Author: Jill M. Hallett

Dissertation Title: African American English in Urban Education: A
multimethodological approach to understanding classroom
discourse strategies 

Dissertation URL:  http://www.academia.edu/2332454/AFRICAN_AMERICAN_ENGLISH_IN_URBAN_EDUCATION

Linguistic Field(s): Discourse Analysis
                     General Linguistics
                     Language Acquisition
                     Sociolinguistics


Dissertation Director(s):
Dennis Baron

Dissertation Abstract:

Discrepancies between “home English” and “school English” for urban students 
have been addressed for decades by a number of scholars in the fields of 
linguistics, education, and sociology (Baratz 1969, Baugh 1995, Charity et al 
2004, Alim 2009, Edwards 2010).  Those students who speak prestige varieties 
of English tend to do better in school settings, in which the teacher’s language is 
that of the mainstream middle class.  

Charity Hudley and Mallinson (2011: 77) note, “[e]ducators and students who 
come from different racial, ethnic, and cultural backgrounds may be unaware of, 
confused by, or ill equipped to understand each other’s linguistic and cultural 
behaviors.”  Some researchers have examined teachers’ contrastive analysis of 
non-prestige varieties of English with that of the prestige variety (Pandey 2000, 
Wheeler and Swords 2006), but rarely has the teachers’ acquisition of non-
prestige forms been examined in any form (a notable exception is Fogel and Ehri 
2006).  Furthermore, no study to date has taken a multimethodological approach 
to understanding both student and teacher discourse strategies in the urban 
classroom.

This study presents the linguistic situation in one Chicago high school.  An 
ethnographic assessment situates language use among students and teachers 
in the classroom.  A written translation task assesses teachers’ knowledge of 
non-prestige dialects (Siegel 1999) at the beginning of the school year, and is 
compared to recorded language use in authentic classroom interaction, including 
student and teacher use of African American English.  Interviews add depth to 
the study by connecting teacher-to-student discourse to rapport-building 
strategies.  Student questionnaires round out the study by providing feedback on 
teachers’ language strategies and their rapport-building effects.

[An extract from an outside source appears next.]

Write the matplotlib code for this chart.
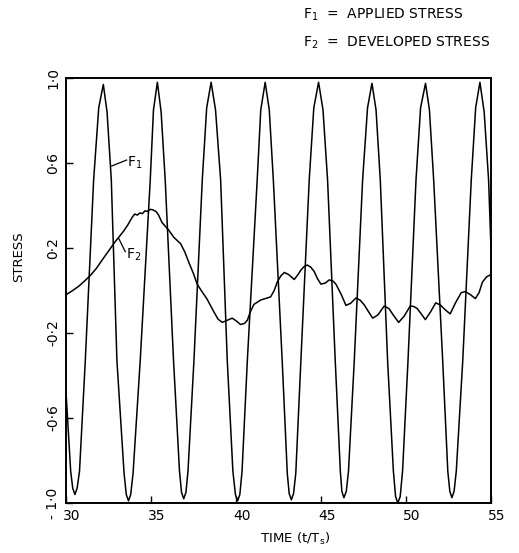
import numpy as np
import matplotlib
matplotlib.use("Agg")
import matplotlib.pyplot as plt
import matplotlib.transforms as mtransforms

# F1 = applied stress (troughs, peaks and flank points)
t_f1 = [30.0, 30.28, 30.40, 30.53, 30.66, 30.80, 31.14, 31.63, 31.93, 32.20, 32.42, 32.67,
        33.00, 33.42, 33.55, 33.68, 33.81, 33.95, 34.37, 34.96, 35.15, 35.38, 35.60, 35.84,
        36.33, 36.68, 36.80, 36.93, 37.06, 37.18, 37.53, 38.02, 38.28, 38.54, 38.80, 39.10,
        39.49, 39.82, 39.97, 40.10, 40.23, 40.36, 40.67, 41.25, 41.46, 41.72, 41.96, 42.20,
        42.72, 43.02, 43.13, 43.26, 43.39, 43.52, 43.82, 44.31, 44.58, 44.86, 45.12, 45.39,
        45.84, 46.14, 46.23, 46.35, 46.49, 46.62, 46.96, 47.45, 47.74, 48.00, 48.24, 48.49,
        48.92, 49.26, 49.39, 49.52, 49.66, 49.80, 50.12, 50.59, 50.86, 51.15, 51.38, 51.63,
        52.16, 52.46, 52.58, 52.70, 52.83, 52.96, 53.34, 53.84, 54.10, 54.35, 54.60, 54.86,
        55.0]
f1 = [-0.47, -0.85, -0.93, -0.96, -0.93, -0.85, -0.33, 0.52, 0.86, 0.97, 0.84, 0.52,
      -0.33, -0.86, -0.96, -0.99, -0.96, -0.86, -0.33, 0.52, 0.85, 0.98, 0.84, 0.52,
      -0.33, -0.85, -0.95, -0.98, -0.95, -0.85, -0.33, 0.52, 0.86, 0.98, 0.85, 0.52,
      -0.33, -0.85, -0.96, -0.99, -0.96, -0.85, -0.33, 0.52, 0.85, 0.98, 0.85, 0.52,
      -0.33, -0.86, -0.955, -0.985, -0.955, -0.86, -0.33, 0.52, 0.86, 0.98, 0.85, 0.52,
      -0.33, -0.85, -0.945, -0.975, -0.945, -0.85, -0.33, 0.52, 0.86, 0.975, 0.85, 0.52,
      -0.33, -0.85, -0.97, -1.0, -0.97, -0.85, -0.33, 0.52, 0.86, 0.975, 0.85, 0.52,
      -0.33, -0.85, -0.945, -0.975, -0.945, -0.85, -0.33, 0.52, 0.86, 0.98, 0.84, 0.52,
      0.20]

# F2 = developed stress
t_f2 = [30.0, 30.4, 30.75, 31.1, 31.43, 31.8, 32.1, 32.5, 32.9, 33.2, 33.4,
        33.65, 33.9, 34.05, 34.2, 34.35, 34.5, 34.65, 34.8, 34.95, 35.1, 35.3,
        35.45, 35.65, 36.04, 36.35, 36.75, 37.0, 37.24, 37.5, 37.72, 38.0,
        38.3, 38.7, 38.95, 39.2, 39.49, 39.78, 40.05, 40.27, 40.5, 40.67,
        40.85, 41.06, 41.45, 42.04, 42.25, 42.43, 42.65, 42.85, 43.1, 43.43,
        43.65, 43.82, 44.0, 44.2, 44.4, 44.6, 44.8, 45.0, 45.25, 45.49, 45.7,
        45.88, 46.2, 46.47, 46.75, 47.06, 47.3, 47.55, 47.8, 48.04, 48.35,
        48.72, 49.0, 49.25, 49.57, 49.9, 50.25, 50.45, 50.65, 50.9, 51.14,
        51.45, 51.75, 52.02, 52.3, 52.6, 52.9, 53.25, 53.49, 53.8, 54.08,
        54.3, 54.5, 54.75, 55.0]
f2 = [-0.02, 0.0, 0.02, 0.045, 0.07, 0.105, 0.14, 0.185, 0.23, 0.26, 0.28,
      0.31, 0.345, 0.36, 0.355, 0.365, 0.362, 0.375, 0.372, 0.382, 0.38, 0.372,
      0.355, 0.32, 0.285, 0.25, 0.22, 0.18, 0.13, 0.08, 0.03, -0.005,
      -0.04, -0.10, -0.135, -0.15, -0.14, -0.13, -0.145, -0.16, -0.155, -0.14,
      -0.10, -0.065, -0.045, -0.03, 0.0, 0.04, 0.07, 0.085, 0.075, 0.052,
      0.075, 0.096, 0.112, 0.12, 0.11, 0.09, 0.055, 0.03, 0.035, 0.05, 0.045,
      0.03, -0.02, -0.07, -0.06, -0.035, -0.045, -0.068, -0.1, -0.13, -0.115,
      -0.073, -0.085, -0.115, -0.15, -0.12, -0.073, -0.075, -0.084, -0.11,
      -0.137, -0.1, -0.058, -0.068, -0.09, -0.11, -0.06, -0.01, -0.005,
      -0.02, -0.038, -0.01, 0.04, 0.065, 0.075]

xticks = [30, 35, 40, 45, 50, 55]
yticks = [1.0, 0.6, 0.2, -0.2, -0.6, -1.0]
ytick_labels = ["1\u00b70", "0\u00b76", "0\u00b72", "-0\u00b72", "-0\u00b76", "- 1\u00b70"]

fig = plt.figure(figsize=(5.19, 5.53), dpi=100)
ax = fig.add_axes([0.127, 0.0904, 0.819, 0.7685])

ax.plot(t_f1, f1, color="black", lw=1.1)
ax.plot(t_f2, f2, color="black", lw=1.1)

ax.set_xlim(30, 55)
ax.set_ylim(-1.0, 1.0)
for s in ax.spines.values():
    s.set_linewidth(1.4)

ax.set_xticks(xticks)
ax.set_xticklabels([str(x) for x in xticks], fontsize=10)
ax.set_yticks(yticks)
ax.set_yticklabels(ytick_labels, fontsize=10, rotation=90, va="center")
ax.tick_params(direction="in", length=5, width=1.0, pad=4)

# tick labels sit a little right of their ticks in the original
off = mtransforms.ScaledTranslation(6 / 100, 0, fig.dpi_scale_trans)
for lab in ax.get_xticklabels():
    lab.set_transform(lab.get_transform() + off)

ax.set_xlabel("TIME (t/T$_\\mathrm{s}$)", fontsize=9.5)
ax.xaxis.set_label_coords(0.54, -0.065)
ax.set_ylabel("STRESS", fontsize=9.5)
ax.yaxis.set_label_coords(-0.095, 0.58)

# curve labels with leader lines
ax.plot([32.69, 33.57], [0.586, 0.614], color="black", lw=0.9)
ax.text(33.62, 0.60, "F$_1$", fontsize=10, va="center", ha="left")
ax.plot([33.1, 33.49], [0.246, 0.183], color="black", lw=0.9)
ax.text(33.56, 0.167, "F$_2$", fontsize=10, va="center", ha="left")

fig.text(0.584, 0.973, "F$_1$  =  APPLIED STRESS", fontsize=10, va="center", ha="left")
fig.text(0.584, 0.922, "F$_2$  =  DEVELOPED STRESS", fontsize=10, va="center", ha="left")

fig.savefig("out.png", dpi=100)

Through this micro- and macro-level methodology, a multifaceted picture of 
teachers’ and students’ language strategies is presented.  The teachers’ ability to 
accommodate to students’ dialects is reflected in the written task, while actual 
accommodation and rapport-building is examined through discourse analysis 
and interviews.  The teacher who accommodates to students’ language has 
potential to defuse the linguistic tension apparent in the mainstream urban 
American classroom, with the further possibility for discussion, demystification, 
and deconstruction of language ideologies and linguistic identities inherent in the 
makeup of urban societies.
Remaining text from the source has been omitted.